Task to complete
Please take the entries below from the first line through the line containing "const yTicksB = [0, 2, 4, 6, 8];" and repeat them exactly, leaving out everything after.

======== Dataset excerpts ========

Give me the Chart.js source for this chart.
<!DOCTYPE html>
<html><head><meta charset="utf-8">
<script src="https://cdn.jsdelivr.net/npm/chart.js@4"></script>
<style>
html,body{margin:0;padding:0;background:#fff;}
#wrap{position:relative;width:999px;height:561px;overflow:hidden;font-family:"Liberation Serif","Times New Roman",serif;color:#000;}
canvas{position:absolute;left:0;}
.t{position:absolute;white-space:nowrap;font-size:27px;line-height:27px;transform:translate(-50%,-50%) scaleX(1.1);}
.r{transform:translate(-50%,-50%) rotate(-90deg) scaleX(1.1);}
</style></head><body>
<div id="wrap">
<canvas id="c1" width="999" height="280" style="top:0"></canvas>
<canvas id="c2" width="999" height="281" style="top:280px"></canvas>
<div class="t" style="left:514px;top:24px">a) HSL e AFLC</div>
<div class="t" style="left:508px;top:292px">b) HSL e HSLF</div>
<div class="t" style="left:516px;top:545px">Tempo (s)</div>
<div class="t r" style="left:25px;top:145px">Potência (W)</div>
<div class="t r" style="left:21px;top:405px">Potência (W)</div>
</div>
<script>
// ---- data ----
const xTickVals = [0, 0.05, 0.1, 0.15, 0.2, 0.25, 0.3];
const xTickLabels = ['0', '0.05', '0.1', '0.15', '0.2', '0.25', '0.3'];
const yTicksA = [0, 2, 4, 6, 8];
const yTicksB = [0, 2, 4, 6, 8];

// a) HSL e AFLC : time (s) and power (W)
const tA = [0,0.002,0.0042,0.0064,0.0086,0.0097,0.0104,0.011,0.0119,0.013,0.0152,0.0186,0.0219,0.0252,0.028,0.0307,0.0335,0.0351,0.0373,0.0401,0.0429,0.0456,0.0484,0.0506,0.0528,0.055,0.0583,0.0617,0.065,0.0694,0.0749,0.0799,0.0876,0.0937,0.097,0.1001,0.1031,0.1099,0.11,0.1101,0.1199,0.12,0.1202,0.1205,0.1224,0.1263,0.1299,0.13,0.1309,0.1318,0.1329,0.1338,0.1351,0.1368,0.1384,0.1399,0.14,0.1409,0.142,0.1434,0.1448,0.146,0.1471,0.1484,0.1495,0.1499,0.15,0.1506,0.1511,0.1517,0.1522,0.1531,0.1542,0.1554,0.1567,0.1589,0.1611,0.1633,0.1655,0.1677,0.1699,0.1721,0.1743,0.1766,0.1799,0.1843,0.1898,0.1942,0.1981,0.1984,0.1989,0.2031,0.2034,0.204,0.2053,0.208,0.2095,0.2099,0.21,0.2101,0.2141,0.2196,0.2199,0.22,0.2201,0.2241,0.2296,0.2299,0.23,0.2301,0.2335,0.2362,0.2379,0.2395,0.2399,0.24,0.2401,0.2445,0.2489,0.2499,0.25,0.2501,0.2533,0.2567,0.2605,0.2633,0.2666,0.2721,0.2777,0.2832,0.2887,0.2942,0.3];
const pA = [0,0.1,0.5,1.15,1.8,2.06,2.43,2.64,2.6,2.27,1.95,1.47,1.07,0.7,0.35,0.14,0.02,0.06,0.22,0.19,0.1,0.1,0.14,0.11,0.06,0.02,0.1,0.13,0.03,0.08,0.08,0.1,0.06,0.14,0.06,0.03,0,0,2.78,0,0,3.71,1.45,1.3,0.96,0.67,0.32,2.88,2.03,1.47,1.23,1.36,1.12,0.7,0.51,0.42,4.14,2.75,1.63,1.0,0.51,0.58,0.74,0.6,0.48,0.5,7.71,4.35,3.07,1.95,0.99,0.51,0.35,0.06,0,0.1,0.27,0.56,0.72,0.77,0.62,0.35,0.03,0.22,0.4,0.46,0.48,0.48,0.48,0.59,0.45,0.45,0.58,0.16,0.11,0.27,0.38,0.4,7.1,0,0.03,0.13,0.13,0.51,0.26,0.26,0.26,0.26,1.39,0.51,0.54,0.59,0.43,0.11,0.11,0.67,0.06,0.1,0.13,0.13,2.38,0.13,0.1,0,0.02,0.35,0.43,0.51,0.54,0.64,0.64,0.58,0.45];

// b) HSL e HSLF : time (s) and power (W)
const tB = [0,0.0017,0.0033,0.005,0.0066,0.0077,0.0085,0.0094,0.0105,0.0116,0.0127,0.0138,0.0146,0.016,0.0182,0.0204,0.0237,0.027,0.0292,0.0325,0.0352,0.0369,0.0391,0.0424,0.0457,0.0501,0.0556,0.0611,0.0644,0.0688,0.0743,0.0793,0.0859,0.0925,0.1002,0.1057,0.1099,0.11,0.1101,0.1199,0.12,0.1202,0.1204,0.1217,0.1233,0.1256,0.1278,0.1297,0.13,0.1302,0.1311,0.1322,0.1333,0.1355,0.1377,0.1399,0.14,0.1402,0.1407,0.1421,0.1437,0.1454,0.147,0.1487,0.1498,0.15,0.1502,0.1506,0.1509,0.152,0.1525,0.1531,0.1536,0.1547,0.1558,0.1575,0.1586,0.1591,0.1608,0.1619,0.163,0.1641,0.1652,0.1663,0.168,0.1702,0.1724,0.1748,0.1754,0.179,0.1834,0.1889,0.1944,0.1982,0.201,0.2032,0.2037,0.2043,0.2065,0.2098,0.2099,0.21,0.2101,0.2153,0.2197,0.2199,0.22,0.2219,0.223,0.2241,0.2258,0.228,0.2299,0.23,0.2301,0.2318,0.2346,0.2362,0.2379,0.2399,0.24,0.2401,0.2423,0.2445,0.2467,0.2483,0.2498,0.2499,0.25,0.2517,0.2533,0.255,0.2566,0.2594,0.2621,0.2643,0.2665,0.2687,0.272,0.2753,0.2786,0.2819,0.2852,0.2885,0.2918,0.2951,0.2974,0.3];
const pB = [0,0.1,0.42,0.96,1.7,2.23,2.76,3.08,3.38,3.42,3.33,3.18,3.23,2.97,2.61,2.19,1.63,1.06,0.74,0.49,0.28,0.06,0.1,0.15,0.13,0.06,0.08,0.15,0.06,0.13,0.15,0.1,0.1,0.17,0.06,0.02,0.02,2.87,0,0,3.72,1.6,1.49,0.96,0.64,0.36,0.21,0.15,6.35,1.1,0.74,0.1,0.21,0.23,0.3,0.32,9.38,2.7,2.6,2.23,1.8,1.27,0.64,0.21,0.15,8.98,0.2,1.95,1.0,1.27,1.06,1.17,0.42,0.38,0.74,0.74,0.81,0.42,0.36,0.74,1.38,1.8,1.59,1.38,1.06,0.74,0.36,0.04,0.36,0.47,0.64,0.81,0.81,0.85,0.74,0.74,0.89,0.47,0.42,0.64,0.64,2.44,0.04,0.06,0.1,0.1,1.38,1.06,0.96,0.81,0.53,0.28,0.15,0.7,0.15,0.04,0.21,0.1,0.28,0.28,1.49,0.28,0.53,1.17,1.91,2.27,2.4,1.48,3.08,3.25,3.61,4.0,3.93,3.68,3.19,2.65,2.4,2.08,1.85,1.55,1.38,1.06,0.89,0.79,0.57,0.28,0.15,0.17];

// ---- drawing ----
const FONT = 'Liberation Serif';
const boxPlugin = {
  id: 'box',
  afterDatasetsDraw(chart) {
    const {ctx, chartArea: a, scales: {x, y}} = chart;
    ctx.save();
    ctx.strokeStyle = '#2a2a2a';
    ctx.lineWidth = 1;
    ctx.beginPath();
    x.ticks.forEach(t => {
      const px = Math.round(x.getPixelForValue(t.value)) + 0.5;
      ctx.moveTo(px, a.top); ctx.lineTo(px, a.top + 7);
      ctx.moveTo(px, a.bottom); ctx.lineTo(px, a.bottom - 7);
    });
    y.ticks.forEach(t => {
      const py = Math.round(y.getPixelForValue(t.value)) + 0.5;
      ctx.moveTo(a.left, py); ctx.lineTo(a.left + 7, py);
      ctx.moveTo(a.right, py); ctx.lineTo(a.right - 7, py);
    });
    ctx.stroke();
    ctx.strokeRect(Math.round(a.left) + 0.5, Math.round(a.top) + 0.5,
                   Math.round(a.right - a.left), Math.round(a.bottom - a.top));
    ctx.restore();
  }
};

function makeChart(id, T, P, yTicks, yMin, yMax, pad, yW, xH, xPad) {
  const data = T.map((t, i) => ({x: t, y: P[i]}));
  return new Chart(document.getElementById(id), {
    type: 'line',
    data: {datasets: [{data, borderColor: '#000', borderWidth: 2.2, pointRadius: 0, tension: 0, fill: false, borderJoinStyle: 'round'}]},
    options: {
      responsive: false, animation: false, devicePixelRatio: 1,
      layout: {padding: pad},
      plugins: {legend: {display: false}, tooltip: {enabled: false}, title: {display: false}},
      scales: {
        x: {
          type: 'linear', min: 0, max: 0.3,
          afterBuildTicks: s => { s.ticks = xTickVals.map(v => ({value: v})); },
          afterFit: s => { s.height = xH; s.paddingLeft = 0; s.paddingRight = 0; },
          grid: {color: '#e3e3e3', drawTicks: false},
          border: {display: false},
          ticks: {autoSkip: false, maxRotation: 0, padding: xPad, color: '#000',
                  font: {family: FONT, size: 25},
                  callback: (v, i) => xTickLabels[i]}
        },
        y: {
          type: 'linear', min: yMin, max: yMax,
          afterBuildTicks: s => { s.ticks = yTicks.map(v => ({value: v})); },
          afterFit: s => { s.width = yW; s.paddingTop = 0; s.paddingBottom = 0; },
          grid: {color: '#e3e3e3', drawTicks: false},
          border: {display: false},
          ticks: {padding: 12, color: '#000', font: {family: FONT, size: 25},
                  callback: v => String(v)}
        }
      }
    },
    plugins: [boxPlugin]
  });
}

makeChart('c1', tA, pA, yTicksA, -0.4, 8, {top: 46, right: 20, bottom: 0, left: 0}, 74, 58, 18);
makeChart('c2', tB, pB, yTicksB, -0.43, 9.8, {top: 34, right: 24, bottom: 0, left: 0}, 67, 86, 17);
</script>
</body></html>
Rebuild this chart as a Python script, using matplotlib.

========

Complete response
Give me the Chart.js source for this chart.
<!DOCTYPE html>
<html><head><meta charset="utf-8">
<script src="https://cdn.jsdelivr.net/npm/chart.js@4"></script>
<style>
html,body{margin:0;padding:0;background:#fff;}
#wrap{position:relative;width:999px;height:561px;overflow:hidden;font-family:"Liberation Serif","Times New Roman",serif;color:#000;}
canvas{position:absolute;left:0;}
.t{position:absolute;white-space:nowrap;font-size:27px;line-height:27px;transform:translate(-50%,-50%) scaleX(1.1);}
.r{transform:translate(-50%,-50%) rotate(-90deg) scaleX(1.1);}
</style></head><body>
<div id="wrap">
<canvas id="c1" width="999" height="280" style="top:0"></canvas>
<canvas id="c2" width="999" height="281" style="top:280px"></canvas>
<div class="t" style="left:514px;top:24px">a) HSL e AFLC</div>
<div class="t" style="left:508px;top:292px">b) HSL e HSLF</div>
<div class="t" style="left:516px;top:545px">Tempo (s)</div>
<div class="t r" style="left:25px;top:145px">Potência (W)</div>
<div class="t r" style="left:21px;top:405px">Potência (W)</div>
</div>
<script>
// ---- data ----
const xTickVals = [0, 0.05, 0.1, 0.15, 0.2, 0.25, 0.3];
const xTickLabels = ['0', '0.05', '0.1', '0.15', '0.2', '0.25', '0.3'];
const yTicksA = [0, 2, 4, 6, 8];
const yTicksB = [0, 2, 4, 6, 8];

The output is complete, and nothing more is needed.